Kalle Björklund

Personal information
- Full name: Kalle Nils Björklund
- Date of birth: 31 May 1999 (age 26)
- Place of birth: Valencia, Spain
- Position: Centre-back

Team information
- Current team: Vasalunds IF
- Number: 3

Youth career
- 0000–2017: Valencia CF

Senior career*
- Years: Team / Apps / (Gls)
- 2017–2018: Torre Levante / 36 / (0)
- 2018–2022: Hammarby IF / 14 / (1)
- 2020: → IK Frej (loan) / 5 / (0)
- 2021: → Falkenbergs FF (loan) / 10 / (1)
- 2021: → Västerås SK (loan) / 14 / (0)
- 2022–2022: → Hammarby TFF (res.) / 4 / (0)
- 2023: IFK Stocksund / 28 / (1)
- 2024–: Vasalunds IF / 28 / (0)

International career
- 2017–2018: Sweden U19 / 2 / (0)

= Kalle Björklund (footballer, born 1999) =

Swedish footballer

Kalle Nils Björklund (born 31 May 1999) is a footballer who plays as a centre-back for Vasalunds IF in Ettan. Born in Spain, he was a youth international for Sweden.

==Early life==
Björklund was born in Valencia, Spain. He also lived in England and Italy before the age of six, due to his father Joachim Björklund being a professional footballer.

==Club career==
===Torre Levante===
He started to play football with Valencia CF and was part of their youth academy up until 2017, when he moved to Torre Levante to start his professional career. Björklund made 36 appearances for the club in the 2017–18 campaign of Tercera División, Spain's fourth tier.

===Hammarby IF===
On 16 August 2018, Björklund signed a two and half-year deal with Hammarby IF in Allsvenskan, Sweden's top tier. He spent the vast majority of the 2018 and 2019 seasons nursing a serious knee injury.

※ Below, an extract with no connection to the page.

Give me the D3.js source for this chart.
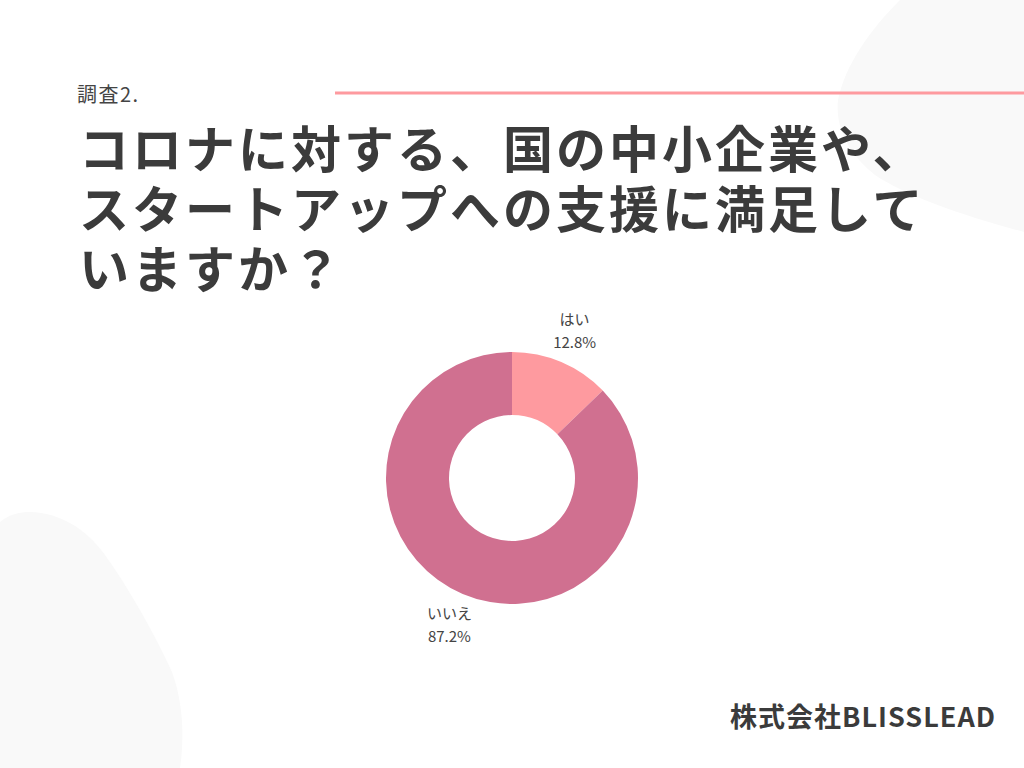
<!DOCTYPE html>
<html><head><meta charset="utf-8">
<script src="https://cdn.jsdelivr.net/npm/d3@7"></script>
<style>
html,body{margin:0;padding:0;background:#fff;}
svg{display:block;}
</style></head>
<body>
<svg id="c" width="1024" height="768"></svg>
<script>
const categories = ["はい", "いいえ"];
const values = [12.8, 87.2];
const valueLabels = ["12.8%", "87.2%"];
const colors = ["#fe9a9f", "#d07090"];
const surveyLabel = "調査2.";
const titleLines = ["コロナに対する、国の中小企業や、", "スタートアップへの支援に満足して", "いますか？"];
const footer = "株式会社BLISSLEAD";

const svg = d3.select("#c");
const font = "'Noto Sans CJK JP','Noto Sans',sans-serif";

// background blobs
svg.append("path")
  .attr("d", "M900,0 C870,30 845,65 838,100 C835,130 850,155 875,175 C905,195 960,215 1024,232 L1024,0 Z")
  .attr("fill", "#f9f9f9");
svg.append("path")
  .attr("d", "M0,522 C10,514 20,512 30,512 C60,513 85,528 105,555 C130,590 155,635 172,672 C184,705 184,740 180,768 L0,768 Z")
  .attr("fill", "#f9f9f9");

// header
svg.append("text").attr("x", 77).attr("y", 102)
  .attr("font-family", font).attr("font-weight", 400).attr("font-size", 20)
  .attr("letter-spacing", 1.5).attr("fill", "#444")
  .text(surveyLabel);
svg.append("line").attr("x1", 335).attr("x2", 1024).attr("y1", 93).attr("y2", 93)
  .attr("stroke", "#fe9a9f").attr("stroke-width", 3);

svg.append("g").selectAll("text").data(titleLines).join("text")
  .attr("x", 79).attr("y", (d, i) => 168 + i * 60)
  .attr("font-family", font).attr("font-weight", 700).attr("font-size", 50)
  .attr("letter-spacing", 3).attr("fill", "#3b3b3b")
  .text(d => d);

// donut
const cx = 512, cy = 478, rOuter = 126, rInner = 63, rLabel = 160;
const data = categories.map((c, i) => ({ cat: c, value: values[i], label: valueLabels[i], color: colors[i] }));
const pie = d3.pie().value(d => d.value).sort(null);
const arc = d3.arc().innerRadius(rInner).outerRadius(rOuter);
const labelArc = d3.arc().innerRadius(rLabel).outerRadius(rLabel);
const g = svg.append("g").attr("transform", `translate(${cx},${cy})`);
const arcs = pie(data);
g.selectAll("path").data(arcs).join("path")
  .attr("d", arc).attr("fill", d => d.data.color);
const lbl = g.selectAll("text.lbl").data(arcs).join("text").attr("class", "lbl")
  .attr("transform", d => `translate(${labelArc.centroid(d)})`)
  .attr("text-anchor", "middle").attr("font-family", font).attr("font-size", 15)
  .attr("font-weight", 400).attr("fill", "#444");
lbl.append("tspan").attr("x", 0).attr("y", -6).text(d => d.data.cat);
lbl.append("tspan").attr("x", 0).attr("y", 17).text(d => d.data.label);

// footer
svg.append("text").attr("x", 996).attr("y", 727).attr("text-anchor", "end")
  .attr("font-family", font).attr("font-weight", 700).attr("font-size", 27).attr("fill", "#3b3b3b")
  .attr("letter-spacing", 1)
  .text(footer);
</script>
</body></html>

In 2020, Björklund made his debut in Allsvenskan, playing 14 league games for Hammarby, as the club disappointingly finished 8th in the table. He also made one appearance in the second qualifying round of the 2020–21 UEFA Europa League, where Hammarby lost 0–3 to Polish side Lech Poznań.

On 21 January 2021, Björklund was sent on loan to Falkenbergs FF in Superettan, the Swedish second tier. On 12 July 2021, he was recalled by Hammarby, only to be immediately sent on loan to fellow Superettan club Västerås SK for the remainder of the year.

In 2022, Björklund made some appearances for Hammarby's affiliated club Hammarby TFF in Ettan, Sweden's third tier, but subsequently left the club at the end of the year.

===IFK Stocksund===
In early 2023, he signed with IFK Stocksund in Ettan.

==International career==
Björklund was called up to the Sweden under-19 national team in March 2018, and featured in two qualification games to the 2018 UEFA European Under-19 Championship against Romania and Serbia.

==Personal life==
Björklund also holds a Spanish citizenship. He is the son of former Swedish international footballer Joachim Björklund, and the grandson of football coach Karl-Gunnar Björklund.